危機管理「根回しはきちんとやったほうがいい」感染者ゼロの岩手県・達増拓也知事に単独インタビュー【3】

渡辺 陽 渡辺 陽

2011年に東日本大震災で甚大な被害を受け、死者数死者4675人、行方不明者1122人(2020年6月10日時点、警視庁)の人的被害を被った岩手県。その教訓を生かし、危機管理に秀でた達増拓也知事が陣頭指揮を執り、県民は新型コロナウイルスに立ち向かいました。現在も感染者は0人ですが、感染者が出た場合の備えも整っていると言います。まいどなニュースは同知事に、列島が極端なマスク不足に陥ったころに講じた対策に加え、政府や東京都、大阪府の対策についても話を聞きました。

手作り布マスクは30種類

――知事が布マスクを使い始めたのも早かったと思うのですが。

達増拓也知事(以下、達増知事) 2月頃から布マスクを使っていました。市販の不織布マスクが全然店頭に並んでいない、マスク不足だと言われるようになった頃です。「では、手作りマスクにします」と言って使い始めました。
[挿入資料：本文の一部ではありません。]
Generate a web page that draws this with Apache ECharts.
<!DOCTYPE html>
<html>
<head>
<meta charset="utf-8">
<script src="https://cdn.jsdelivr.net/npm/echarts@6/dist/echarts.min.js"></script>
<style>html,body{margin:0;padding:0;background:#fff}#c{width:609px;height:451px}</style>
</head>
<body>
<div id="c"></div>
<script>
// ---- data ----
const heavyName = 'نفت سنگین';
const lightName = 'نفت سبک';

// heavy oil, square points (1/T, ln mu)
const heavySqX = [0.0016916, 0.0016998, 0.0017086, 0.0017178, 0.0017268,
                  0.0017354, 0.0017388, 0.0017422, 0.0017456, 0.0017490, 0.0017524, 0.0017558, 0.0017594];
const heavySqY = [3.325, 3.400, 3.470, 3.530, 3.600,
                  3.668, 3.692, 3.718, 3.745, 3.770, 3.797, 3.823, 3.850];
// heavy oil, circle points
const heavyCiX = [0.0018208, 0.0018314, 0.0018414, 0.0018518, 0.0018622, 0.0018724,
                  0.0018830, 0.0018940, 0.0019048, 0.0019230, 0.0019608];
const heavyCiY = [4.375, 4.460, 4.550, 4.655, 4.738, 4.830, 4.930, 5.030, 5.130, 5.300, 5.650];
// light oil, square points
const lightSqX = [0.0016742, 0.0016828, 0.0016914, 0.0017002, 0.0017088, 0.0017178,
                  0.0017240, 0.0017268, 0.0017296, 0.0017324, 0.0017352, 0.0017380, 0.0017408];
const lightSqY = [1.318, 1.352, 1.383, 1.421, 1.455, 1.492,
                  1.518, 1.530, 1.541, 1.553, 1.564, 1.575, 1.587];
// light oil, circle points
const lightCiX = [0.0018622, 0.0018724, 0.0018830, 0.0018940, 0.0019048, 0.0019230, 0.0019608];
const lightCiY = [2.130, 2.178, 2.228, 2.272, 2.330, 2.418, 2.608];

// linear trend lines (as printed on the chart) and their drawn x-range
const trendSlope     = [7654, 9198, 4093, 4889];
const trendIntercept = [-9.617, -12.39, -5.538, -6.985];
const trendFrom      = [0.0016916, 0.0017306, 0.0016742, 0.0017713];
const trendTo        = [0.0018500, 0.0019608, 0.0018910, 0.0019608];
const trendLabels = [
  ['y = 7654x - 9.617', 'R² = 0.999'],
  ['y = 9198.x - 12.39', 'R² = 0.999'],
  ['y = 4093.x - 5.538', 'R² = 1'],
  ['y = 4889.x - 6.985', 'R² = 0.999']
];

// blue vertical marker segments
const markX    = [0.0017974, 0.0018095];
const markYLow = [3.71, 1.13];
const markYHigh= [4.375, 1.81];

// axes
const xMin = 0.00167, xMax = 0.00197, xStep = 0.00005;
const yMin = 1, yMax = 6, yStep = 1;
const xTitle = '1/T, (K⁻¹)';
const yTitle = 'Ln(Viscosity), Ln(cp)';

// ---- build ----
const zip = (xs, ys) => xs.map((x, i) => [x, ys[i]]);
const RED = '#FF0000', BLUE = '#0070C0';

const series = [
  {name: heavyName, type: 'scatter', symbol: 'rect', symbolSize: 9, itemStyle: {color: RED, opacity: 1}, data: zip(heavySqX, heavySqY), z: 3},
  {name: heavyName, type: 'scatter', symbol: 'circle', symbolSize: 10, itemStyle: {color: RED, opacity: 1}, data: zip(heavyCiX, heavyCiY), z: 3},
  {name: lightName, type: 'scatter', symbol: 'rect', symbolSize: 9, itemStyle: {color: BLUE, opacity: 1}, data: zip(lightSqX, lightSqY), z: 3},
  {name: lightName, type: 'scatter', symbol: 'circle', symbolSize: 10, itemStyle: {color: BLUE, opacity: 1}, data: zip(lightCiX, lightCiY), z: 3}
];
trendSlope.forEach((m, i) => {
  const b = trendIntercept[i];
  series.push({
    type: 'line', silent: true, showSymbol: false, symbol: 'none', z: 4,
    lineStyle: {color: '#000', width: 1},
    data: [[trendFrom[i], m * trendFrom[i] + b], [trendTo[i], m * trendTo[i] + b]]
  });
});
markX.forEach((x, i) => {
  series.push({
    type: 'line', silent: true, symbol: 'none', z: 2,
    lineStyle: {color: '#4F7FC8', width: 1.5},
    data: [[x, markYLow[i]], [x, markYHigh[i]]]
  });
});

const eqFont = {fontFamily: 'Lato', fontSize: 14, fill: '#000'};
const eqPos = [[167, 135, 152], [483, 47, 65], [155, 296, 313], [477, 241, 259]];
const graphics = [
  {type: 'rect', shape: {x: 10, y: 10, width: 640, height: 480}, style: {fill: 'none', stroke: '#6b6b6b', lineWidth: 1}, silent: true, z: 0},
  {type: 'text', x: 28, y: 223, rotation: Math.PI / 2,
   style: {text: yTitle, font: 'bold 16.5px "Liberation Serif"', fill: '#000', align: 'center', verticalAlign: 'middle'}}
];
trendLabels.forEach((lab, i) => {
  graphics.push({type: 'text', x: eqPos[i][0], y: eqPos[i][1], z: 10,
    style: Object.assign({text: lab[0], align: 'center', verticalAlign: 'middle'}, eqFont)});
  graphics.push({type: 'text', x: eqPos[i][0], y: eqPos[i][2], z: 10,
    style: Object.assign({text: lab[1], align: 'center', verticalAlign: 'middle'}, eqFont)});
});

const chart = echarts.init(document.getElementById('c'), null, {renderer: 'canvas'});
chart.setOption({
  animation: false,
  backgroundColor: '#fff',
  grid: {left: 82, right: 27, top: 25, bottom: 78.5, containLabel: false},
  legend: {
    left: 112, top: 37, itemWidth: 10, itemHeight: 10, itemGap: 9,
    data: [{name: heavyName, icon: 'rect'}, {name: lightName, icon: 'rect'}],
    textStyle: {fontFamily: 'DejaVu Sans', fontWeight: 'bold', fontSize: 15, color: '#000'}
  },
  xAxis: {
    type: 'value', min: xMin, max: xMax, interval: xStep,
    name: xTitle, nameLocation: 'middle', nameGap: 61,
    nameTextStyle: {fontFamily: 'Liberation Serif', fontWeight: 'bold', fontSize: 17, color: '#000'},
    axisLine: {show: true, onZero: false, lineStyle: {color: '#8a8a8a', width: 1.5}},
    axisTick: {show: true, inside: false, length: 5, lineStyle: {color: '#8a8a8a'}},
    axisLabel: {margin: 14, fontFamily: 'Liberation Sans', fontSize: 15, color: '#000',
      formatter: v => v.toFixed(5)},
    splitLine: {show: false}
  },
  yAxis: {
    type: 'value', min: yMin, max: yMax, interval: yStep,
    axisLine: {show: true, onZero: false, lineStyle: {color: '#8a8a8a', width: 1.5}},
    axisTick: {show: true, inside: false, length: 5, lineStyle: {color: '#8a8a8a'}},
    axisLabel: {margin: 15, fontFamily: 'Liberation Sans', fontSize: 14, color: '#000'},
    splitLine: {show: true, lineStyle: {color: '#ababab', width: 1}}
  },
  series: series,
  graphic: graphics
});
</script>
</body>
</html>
日本のマスクの8割くらいは中国からの輸入に頼っていたということだったので、小売や流通からマスクがなくなるのは当然だし、当分回復しないと思ったのです。一方で、医療の現場には医療用マスクが必要でした。一般の人たちが普段の生活や職場で使うのは、基本的に手作りマスクにしましょうと言いました。

呼びかけの主旨を理解してもらうためにも手作りマスクを使うようにしたのです。岩手では農家の人たちがマスクを作って産直市場・道の駅で売るのが結構盛んでしたし、手芸が趣味の人たちが手作りマスクを作って手芸の店などで売るなど、結構あちらこちらで販売されていたのです。

――知事はどんなマスクをお使いなのでしょうか。

達増知事 私は30種類くらい手元に持っているので、それを代わる代わる着けています。今日は一関市の老舗の染物店「京屋染物店」の手ぬぐいマスクをしています。

――柄も素敵ですね。

達増知事 これは青海波(せいがいは)といって未来永劫、平和な暮らしが続くようにという意味のある柄なんです。

危機管理には「絶対に成功させるという覚悟」と根回しが不可欠

――日本政府の対策についてはどのように思われますか。

達増知事 アベノマスクの配布や3月2日からの全国一斉休校など、官邸側近や総理と一部の人たちだけで決めたことが、その後問題になったり困難を引き起こしたりしました。

一律10万円給付するというアイデアが当初からあったにも関わらず、官邸側近との話し合いの中、条件付きで30万円にしたというように聞いています。その後、野党や公明党の意見を聞いて再び一律10万円に戻した。やはり、多くの人たちの意見を聞きながら物事を決めていくことが大事なのだと思います。

――東京都や大阪府の対策についてはいかがでしょうか。

達増知事 岩手県と違って感染者も大勢いますし、病院も危機的状況となって大変だろうなと思いながら拝見していました。

やはり専門家の意見や多くの人たちの意見を参考にしながら決めて進めていくとうまくいくのだと思います。一部、政府との調整をあまりしないまま決めたりすると後からバタバタするのかなと思いながら見ていました。

危機管理は「やると決めたら絶対に成功」させなければなりません。必ず成功するように根回しはきちんとやったほうがいい。